> **Task directions**
Extract the lines between the ones holding "Write the Plotly code for this chart." and "gprs_trend = [3.27, 3.92, 3.79, 3.59, 2.51]", inclusive, exactly as written and nothing more.

====== Information provided

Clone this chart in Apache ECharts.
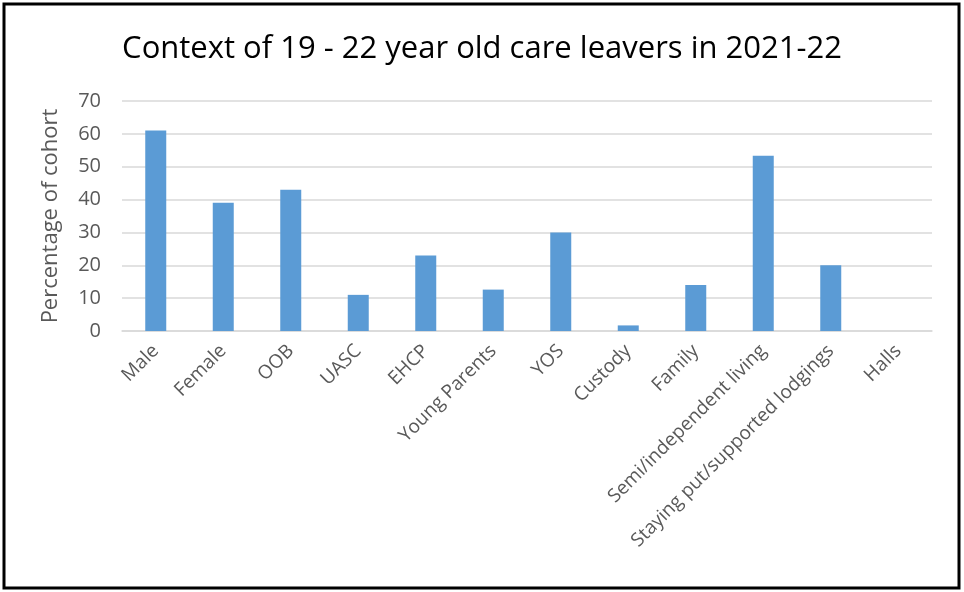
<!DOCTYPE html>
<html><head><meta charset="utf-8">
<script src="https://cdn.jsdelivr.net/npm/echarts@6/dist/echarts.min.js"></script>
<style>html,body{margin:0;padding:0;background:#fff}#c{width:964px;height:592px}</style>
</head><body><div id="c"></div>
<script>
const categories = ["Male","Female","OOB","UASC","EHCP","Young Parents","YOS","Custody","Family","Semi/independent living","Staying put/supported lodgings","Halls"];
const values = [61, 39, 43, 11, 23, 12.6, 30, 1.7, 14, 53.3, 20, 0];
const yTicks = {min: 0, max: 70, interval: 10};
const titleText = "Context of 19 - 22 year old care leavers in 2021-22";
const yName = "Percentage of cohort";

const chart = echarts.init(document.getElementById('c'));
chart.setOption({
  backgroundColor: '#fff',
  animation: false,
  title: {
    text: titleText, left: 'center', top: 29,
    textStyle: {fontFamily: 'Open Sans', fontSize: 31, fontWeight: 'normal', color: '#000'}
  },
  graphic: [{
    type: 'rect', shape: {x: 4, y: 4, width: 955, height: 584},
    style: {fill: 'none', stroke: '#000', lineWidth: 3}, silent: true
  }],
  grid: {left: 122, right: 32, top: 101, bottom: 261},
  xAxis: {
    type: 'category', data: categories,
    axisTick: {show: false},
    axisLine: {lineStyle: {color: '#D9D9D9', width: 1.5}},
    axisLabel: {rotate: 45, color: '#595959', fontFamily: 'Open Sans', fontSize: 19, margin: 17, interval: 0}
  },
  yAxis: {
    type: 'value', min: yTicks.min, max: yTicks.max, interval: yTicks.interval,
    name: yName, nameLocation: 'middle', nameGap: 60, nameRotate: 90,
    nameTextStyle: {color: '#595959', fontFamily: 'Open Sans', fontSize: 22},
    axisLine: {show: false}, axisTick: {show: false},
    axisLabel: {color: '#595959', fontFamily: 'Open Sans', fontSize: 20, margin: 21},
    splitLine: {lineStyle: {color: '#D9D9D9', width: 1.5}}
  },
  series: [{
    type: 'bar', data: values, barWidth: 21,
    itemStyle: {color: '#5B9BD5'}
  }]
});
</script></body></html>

============
====== Information provided

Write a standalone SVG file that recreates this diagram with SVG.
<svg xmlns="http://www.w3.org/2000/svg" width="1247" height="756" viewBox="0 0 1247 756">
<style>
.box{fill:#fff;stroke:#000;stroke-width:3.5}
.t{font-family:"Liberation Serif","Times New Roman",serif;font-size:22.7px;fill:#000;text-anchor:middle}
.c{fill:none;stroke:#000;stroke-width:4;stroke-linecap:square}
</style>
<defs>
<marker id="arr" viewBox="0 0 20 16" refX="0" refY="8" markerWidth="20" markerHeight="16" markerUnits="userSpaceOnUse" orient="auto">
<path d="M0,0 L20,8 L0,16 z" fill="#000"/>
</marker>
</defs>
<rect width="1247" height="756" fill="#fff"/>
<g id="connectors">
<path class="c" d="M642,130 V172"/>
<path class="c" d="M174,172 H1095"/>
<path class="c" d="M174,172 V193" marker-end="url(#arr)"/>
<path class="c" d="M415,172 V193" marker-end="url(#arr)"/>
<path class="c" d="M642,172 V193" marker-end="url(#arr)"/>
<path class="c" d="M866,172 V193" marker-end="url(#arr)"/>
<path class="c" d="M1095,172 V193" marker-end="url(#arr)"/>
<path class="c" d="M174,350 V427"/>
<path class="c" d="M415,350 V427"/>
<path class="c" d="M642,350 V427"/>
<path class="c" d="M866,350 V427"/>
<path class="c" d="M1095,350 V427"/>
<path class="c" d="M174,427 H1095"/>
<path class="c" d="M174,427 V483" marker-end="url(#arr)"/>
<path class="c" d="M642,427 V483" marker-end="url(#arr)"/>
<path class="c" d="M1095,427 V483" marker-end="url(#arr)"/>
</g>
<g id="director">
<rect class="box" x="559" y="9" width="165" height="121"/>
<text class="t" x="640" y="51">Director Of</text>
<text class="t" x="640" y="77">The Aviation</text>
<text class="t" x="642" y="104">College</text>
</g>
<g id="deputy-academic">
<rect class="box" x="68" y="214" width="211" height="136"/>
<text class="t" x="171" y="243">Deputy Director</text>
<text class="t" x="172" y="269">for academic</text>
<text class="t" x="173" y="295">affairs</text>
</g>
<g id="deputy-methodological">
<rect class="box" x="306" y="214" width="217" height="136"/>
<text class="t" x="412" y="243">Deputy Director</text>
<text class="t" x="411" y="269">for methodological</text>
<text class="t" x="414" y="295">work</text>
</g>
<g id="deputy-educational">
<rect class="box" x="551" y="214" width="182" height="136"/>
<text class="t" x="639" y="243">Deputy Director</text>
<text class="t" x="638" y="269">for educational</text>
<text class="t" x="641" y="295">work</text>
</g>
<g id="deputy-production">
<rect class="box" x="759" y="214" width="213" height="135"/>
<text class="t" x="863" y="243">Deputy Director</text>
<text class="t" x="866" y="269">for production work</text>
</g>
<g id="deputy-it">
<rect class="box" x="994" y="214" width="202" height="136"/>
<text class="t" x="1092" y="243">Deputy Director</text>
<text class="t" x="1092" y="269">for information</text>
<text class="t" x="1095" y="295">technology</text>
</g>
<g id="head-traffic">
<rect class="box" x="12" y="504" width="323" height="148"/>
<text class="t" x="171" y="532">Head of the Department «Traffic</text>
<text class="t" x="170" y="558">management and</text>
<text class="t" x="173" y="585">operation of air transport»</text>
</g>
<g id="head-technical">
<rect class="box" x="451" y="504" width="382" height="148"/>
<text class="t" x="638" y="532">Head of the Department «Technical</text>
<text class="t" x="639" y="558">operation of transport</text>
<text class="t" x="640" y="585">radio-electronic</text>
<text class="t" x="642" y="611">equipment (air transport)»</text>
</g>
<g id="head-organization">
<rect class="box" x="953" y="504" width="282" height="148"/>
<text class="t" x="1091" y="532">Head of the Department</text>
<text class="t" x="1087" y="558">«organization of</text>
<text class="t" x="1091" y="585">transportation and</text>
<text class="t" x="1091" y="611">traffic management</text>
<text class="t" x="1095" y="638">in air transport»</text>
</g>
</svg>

============
====== Information provided

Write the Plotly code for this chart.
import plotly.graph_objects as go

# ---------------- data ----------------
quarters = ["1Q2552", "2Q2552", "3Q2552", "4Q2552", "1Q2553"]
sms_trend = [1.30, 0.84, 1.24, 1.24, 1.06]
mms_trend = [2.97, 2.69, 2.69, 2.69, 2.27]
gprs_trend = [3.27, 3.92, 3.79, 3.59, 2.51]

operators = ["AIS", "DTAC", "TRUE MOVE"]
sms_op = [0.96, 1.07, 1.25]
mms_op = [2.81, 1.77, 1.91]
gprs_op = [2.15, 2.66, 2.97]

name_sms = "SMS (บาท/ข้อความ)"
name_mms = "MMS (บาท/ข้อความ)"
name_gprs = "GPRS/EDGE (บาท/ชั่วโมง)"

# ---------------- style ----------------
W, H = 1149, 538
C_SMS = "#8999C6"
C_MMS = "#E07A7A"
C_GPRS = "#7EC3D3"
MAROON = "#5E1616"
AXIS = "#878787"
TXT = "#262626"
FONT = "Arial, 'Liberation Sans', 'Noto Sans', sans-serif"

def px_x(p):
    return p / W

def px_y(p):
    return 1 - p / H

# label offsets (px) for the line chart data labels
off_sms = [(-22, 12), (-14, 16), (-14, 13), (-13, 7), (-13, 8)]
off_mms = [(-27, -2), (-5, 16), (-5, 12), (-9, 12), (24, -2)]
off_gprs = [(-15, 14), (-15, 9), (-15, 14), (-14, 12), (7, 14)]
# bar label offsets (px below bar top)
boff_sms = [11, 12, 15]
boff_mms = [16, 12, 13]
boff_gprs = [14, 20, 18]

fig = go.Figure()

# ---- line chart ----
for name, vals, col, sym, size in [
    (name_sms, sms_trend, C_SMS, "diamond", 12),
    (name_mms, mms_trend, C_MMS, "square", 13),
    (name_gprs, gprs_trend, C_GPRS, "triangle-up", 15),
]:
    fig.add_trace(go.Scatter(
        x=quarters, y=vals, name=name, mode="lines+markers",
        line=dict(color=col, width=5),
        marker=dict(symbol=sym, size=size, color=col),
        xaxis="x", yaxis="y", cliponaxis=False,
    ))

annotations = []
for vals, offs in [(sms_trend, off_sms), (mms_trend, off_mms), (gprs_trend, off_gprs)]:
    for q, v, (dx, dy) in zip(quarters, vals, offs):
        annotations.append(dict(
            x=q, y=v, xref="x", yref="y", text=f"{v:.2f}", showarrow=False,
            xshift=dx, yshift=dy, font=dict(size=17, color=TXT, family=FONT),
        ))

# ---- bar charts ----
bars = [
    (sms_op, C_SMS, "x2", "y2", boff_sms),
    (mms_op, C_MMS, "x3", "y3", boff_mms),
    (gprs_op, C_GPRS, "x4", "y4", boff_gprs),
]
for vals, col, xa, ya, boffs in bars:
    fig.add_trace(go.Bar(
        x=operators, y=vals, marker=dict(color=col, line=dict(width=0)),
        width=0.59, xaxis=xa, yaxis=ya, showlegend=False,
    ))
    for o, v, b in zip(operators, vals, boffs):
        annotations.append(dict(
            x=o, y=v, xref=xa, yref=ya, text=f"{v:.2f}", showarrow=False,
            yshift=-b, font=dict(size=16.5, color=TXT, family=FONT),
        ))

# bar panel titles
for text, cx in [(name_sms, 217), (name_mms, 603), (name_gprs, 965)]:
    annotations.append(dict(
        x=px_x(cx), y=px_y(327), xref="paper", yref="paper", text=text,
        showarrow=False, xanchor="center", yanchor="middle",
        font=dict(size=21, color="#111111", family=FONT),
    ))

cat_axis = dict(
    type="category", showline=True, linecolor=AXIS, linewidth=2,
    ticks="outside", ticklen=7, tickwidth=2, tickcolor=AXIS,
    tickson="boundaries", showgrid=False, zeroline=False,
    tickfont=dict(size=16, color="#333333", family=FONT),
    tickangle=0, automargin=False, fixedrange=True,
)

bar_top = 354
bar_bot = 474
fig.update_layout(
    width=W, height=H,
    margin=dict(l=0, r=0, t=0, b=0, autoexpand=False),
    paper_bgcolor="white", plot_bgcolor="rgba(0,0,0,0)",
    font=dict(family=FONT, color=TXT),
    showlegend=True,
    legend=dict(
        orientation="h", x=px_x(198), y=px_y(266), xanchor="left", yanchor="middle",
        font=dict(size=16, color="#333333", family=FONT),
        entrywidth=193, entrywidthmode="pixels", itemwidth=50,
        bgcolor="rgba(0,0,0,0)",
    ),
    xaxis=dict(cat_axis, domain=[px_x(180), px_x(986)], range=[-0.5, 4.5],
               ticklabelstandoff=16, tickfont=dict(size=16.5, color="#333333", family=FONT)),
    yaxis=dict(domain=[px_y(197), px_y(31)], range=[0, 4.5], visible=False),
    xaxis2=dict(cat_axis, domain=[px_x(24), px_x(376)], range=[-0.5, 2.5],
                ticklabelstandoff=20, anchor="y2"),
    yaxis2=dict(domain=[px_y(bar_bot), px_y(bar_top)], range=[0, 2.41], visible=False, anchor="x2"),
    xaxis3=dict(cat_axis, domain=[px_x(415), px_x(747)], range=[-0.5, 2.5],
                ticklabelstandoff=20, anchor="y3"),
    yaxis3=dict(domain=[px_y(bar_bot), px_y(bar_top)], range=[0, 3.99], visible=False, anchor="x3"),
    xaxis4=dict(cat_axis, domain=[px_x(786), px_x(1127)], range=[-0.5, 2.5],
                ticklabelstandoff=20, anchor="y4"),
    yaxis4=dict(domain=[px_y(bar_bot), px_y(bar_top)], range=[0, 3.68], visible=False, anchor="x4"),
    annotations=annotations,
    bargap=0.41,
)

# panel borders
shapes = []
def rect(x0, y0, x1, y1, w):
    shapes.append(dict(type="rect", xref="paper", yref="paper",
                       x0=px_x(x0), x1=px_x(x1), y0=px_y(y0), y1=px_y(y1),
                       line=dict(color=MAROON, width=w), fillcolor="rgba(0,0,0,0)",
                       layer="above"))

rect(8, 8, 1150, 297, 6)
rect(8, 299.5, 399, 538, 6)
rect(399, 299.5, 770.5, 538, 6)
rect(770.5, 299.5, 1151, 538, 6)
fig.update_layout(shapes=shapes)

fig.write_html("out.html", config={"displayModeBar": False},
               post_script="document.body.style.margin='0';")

============

> **The output**
Write the Plotly code for this chart.
import plotly.graph_objects as go

# ---------------- data ----------------
quarters = ["1Q2552", "2Q2552", "3Q2552", "4Q2552", "1Q2553"]
sms_trend = [1.30, 0.84, 1.24, 1.24, 1.06]
mms_trend = [2.97, 2.69, 2.69, 2.69, 2.27]
gprs_trend = [3.27, 3.92, 3.79, 3.59, 2.51]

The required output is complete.